<コナミ日本シリーズ2012:日本ハム1-0巨人>◇第4戦◇10月31日◇札幌ドーム

 歴史に残る好勝負だ。栗山日本ハムがサヨナラ勝ちで巨人に連勝し、対戦成績を2勝2敗のタイに戻した。0-0の延長12回1死一、二塁、途中出場した15年目の伏兵・飯山裕志内野手(33)が左越え二塁打を放ち、4時間15分の熱戦にケリをつけた。栗山英樹監督(51)はお立ち台で「感動しました」と声を大にした。ベンチ入り野手16人中、15人をつぎ込む総力戦を制し、今日1日の第5戦で日本一へ王手をかける。

 手荒い祝福でもみくちゃにされたヒーローを、栗山監督は優しい笑顔で出迎えた。延長12回の激闘に決着をつけたのは、プロ15年目、途中出場の飯山の一振り。1死一、二塁、西村から左中間を破る適時二塁打を放つ。栗山監督は「感動しました。最高の勝ち方。今年のファイターズを象徴するような試合。(飯山)裕志は本当に苦労してきた。最後までグラウンドに残ってノックを受けて、バットを振ってきた。どれだけ練習してきたかがわかるヒットだった」と、苦労人をたたえた。
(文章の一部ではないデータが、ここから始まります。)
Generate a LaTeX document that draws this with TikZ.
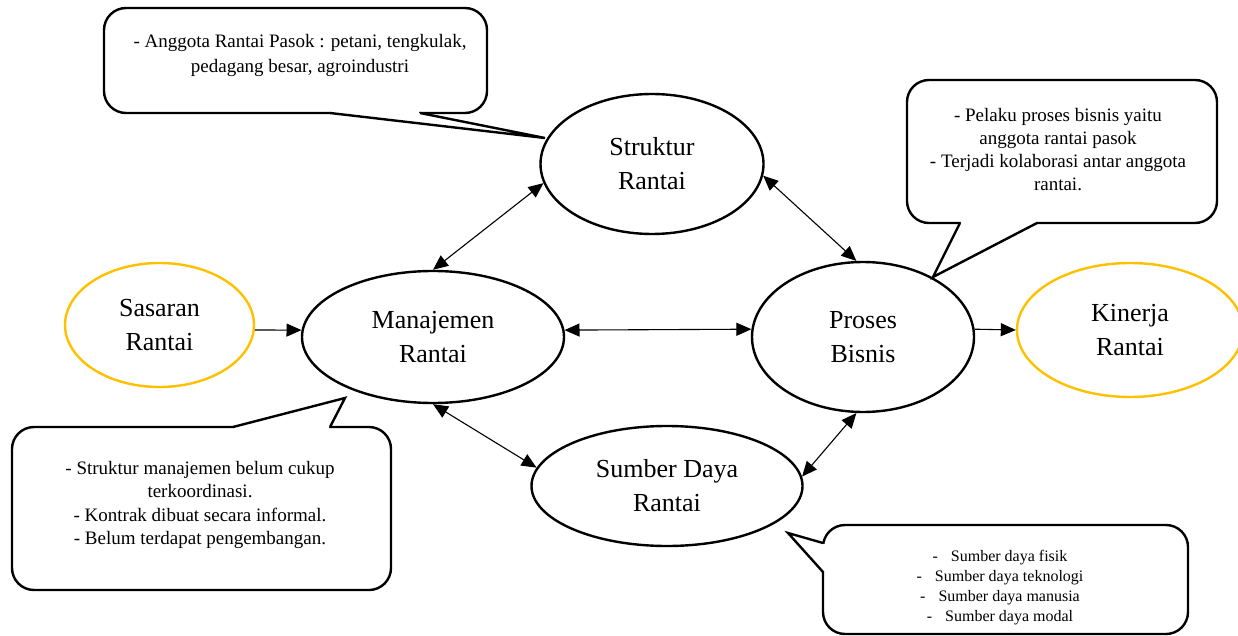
\documentclass[tikz,border=0pt]{standalone}
\usepackage{fontspec}
\setmainfont{Liberation Serif}
\usetikzlibrary{shapes.geometric,arrows.meta}
\definecolor{gold}{HTML}{FFC000}
\begin{document}
\begin{tikzpicture}[x=1pt,y=-1pt,
  oval/.style={ellipse, draw=black, line width=2.4pt, inner sep=0pt, align=center, font=\fontsize{26}{34}\selectfont},
  goal/.style={oval, draw=gold},
  link/.style={line width=1.1pt, {Triangle[length=15pt,width=13pt]}-{Triangle[length=15pt,width=13pt]}},
  flow/.style={line width=1.1pt, -{Triangle[length=15pt,width=13pt]}},
  bubble/.style={draw=black, line width=2.4pt, rounded corners=22pt, fill=white},
  tail/.style={draw=black, line width=2.4pt, line join=miter},
  note/.style={align=center, inner sep=0pt, anchor=north, font=\fontsize{19}{23}\selectfont},
  smallnote/.style={note, font=\fontsize{16}{20}\selectfont},
]
\useasboundingbox (0,0) rectangle (1238,636);

% ellipses
\node[oval, minimum width=223pt, minimum height=140pt] (sr) at (652,164) {Struktur\\Rantai};
\node[oval, minimum width=262pt, minimum height=132pt] (mr) at (433,337) {Manajemen\\Rantai};
\node[oval, minimum width=222pt, minimum height=150pt] (pb) at (863,337) {Proses\\Bisnis};
\node[oval, minimum width=271pt, minimum height=120pt] (sd) at (667,486) {Sumber Daya\\Rantai};
\node[goal, minimum width=189pt, minimum height=124pt] (sa) at (159.5,325) {Sasaran\\Rantai};
\node[goal, minimum width=226pt, minimum height=134pt] (kr) at (1130,330) {Kinerja\\Rantai};

% connectors
\draw[link] (mr.north) -- (sr.190);
\draw[link] (sr.-6) -- (pb.95);
\draw[link] (mr.3) -- (pb.176);
\draw[link] (mr.south) -- (sd.172);
\draw[link] (sd.4) -- (pb.-95);
\draw[flow] (sa.-3) -- (mr.177);
\draw[flow] (pb.4) -- (kr.180);

% callout 1 (top left)
\coordinate (a1) at (330,113); \coordinate (b1) at (420,113); \coordinate (t1) at (545,138);
\draw[bubble] (104,8) rectangle (487,113);
\fill[white] (a1) -- (t1) -- (b1) -- cycle;
\fill[white] (331,109) rectangle (419,117);
\draw[tail] (a1) -- (t1) -- (b1);
\node[note, font=\fontsize{19}{25}\selectfont] (n1) at (300,34) {- Anggota Rantai Pasok : petani, tengkulak,\\pedagang besar, agroindustri};

% callout 2 (top right)
\coordinate (a2) at (960,223); \coordinate (b2) at (1037,223); \coordinate (t2) at (933,277);
\draw[bubble] (907,80) rectangle (1217,223);
\fill[white] (a2) -- (t2) -- (b2) -- cycle;
\fill[white] (961,219) rectangle (1036,227);
\draw[tail] (a2) -- (t2) -- (b2);
\node[note] (n2) at (1058,108) {- Pelaku proses bisnis yaitu\\anggota rantai pasok\\- Terjadi kolaborasi antar anggota\\rantai.};

% callout 3 (bottom left)
\coordinate (a3) at (233,427); \coordinate (b3) at (330,427); \coordinate (t3) at (345,398);
\draw[bubble] (12,427) rectangle (391,590);
\fill[white] (a3) -- (t3) -- (b3) -- cycle;
\fill[white] (234,423) rectangle (329,431);
\draw[tail] (a3) -- (t3) -- (b3);
\node[note, font=\fontsize{19}{23.5}\selectfont] (n3) at (200,461) {- Struktur manajemen belum cukup\\terkoordinasi.\\- Kontrak dibuat secara informal.\\- Belum terdapat pengembangan.};

% callout 4 (bottom right)
\coordinate (a4) at (823,543); \coordinate (b4) at (823,572); \coordinate (t4) at (788,533);
\draw[bubble] (823,525) rectangle (1188,634);
\fill[white] (a4) -- (t4) -- (b4) -- cycle;
\fill[white] (819,544) rectangle (827,571);
\draw[tail] (a4) -- (t4) -- (b4);
\node[smallnote] (n4) at (1000,550) {-\hspace{13pt}Sumber daya fisik\\-\hspace{13pt}Sumber daya teknologi\\-\hspace{13pt}Sumber daya manusia\\-\hspace{13pt}Sumber daya modal};
\end{tikzpicture}
\end{document}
 プレーボールからゲームセットまで、ファイティングポーズをとり続けた。まずは試合が均衡していた8回だ。球数77球、無失点投球を続けていた中村から石井にスイッチした。両チーム無得点が続いていただけに、投手交代が流れを変えそうな局面。だが「攻め続けるしかない。1点を取られる前に手を打てるかどうかだから。引っ張りすぎて点を取られるというのは、シーズン中はいいけど、シリーズでは許されない」。信念を持って、迷いなく積極的にタクトを振るった。

 9回には連打で2死一、三塁のサヨナラの好機をつくると、ベンチに残る二岡、杉谷を惜しみなく代打で投入。時間制限のない日本シリーズ。最大15回を戦うことになるが、この時点ですでに、野手は新人捕手の近藤1人。「巨人を相手に9回で点を取れなかったら負けなんだという気持ちでいった。15回を考えて、10回に点を取られたら意味がない」と覚悟を決めていた。その一瞬一瞬を全力で戦うのが「栗山流」。ミラールームで準備をする選手がいないため、ベンチは役目を終えた選手たちでごった返し「座るところがない」(飯山)状態だったが、全員が声を出すことで、チームは一丸となった。
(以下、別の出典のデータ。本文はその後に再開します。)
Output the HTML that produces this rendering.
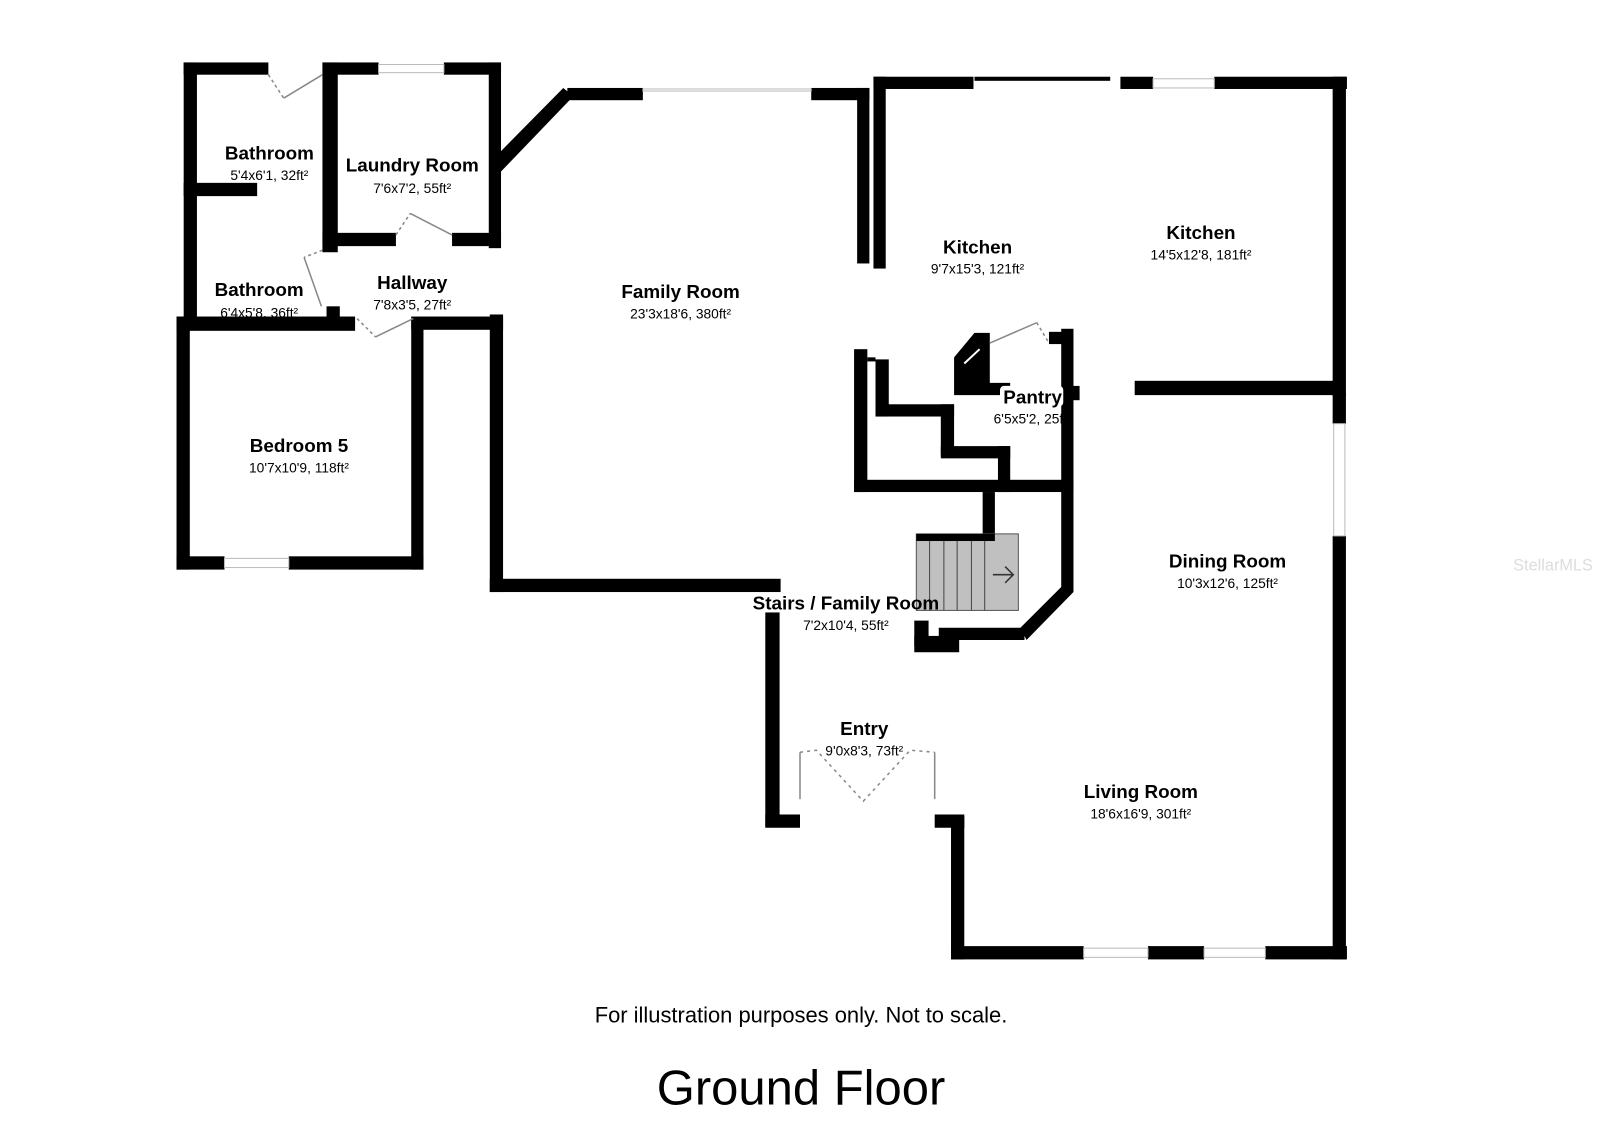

 その飯山の決勝打も、栗山監督の攻めの姿勢から生まれた。1死一、二塁で次打者は陽岱鋼。飯山自身も「バントを考えた」が、送られたサインは、「打て」。「自分で勝負してくれるんだ、と思った」と、伏兵飯山の闘争心に火が付いた。就任後、全選手と面談した栗山監督が伝えたのは「みんな、やれる力は持っている。オレは信じている」という思い。「全員を1億円プレーヤーに」。すべての選手を愛し、信じる心。ひそかに立てた目標は、今でも変わることがない。

 混パを制した日本ハムらしい総力戦で、2勝2敗のタイに戻した。栗山監督は「第6戦までいける権利を得た。ファイターズの選手たちは、本当にすごいです」とうなずいた。形勢は逆転した。あと2勝。攻めて、攻めて、攻め続ける。【本間翼】

 ◆飯山裕志(いいやま・ゆうじ)1979年(昭54)7月13日生まれ、鹿児島出身。れいめいから97年ドラフト4位で入団。ユーティリティープレーヤーとしてチームを支え、プロ15年間で公式戦通算650試合に出場。635打数128安打、打率2割2厘、1本塁打、36打点。今季年俸は推定2800万円。178センチ、76キロ、右投げ右打ち。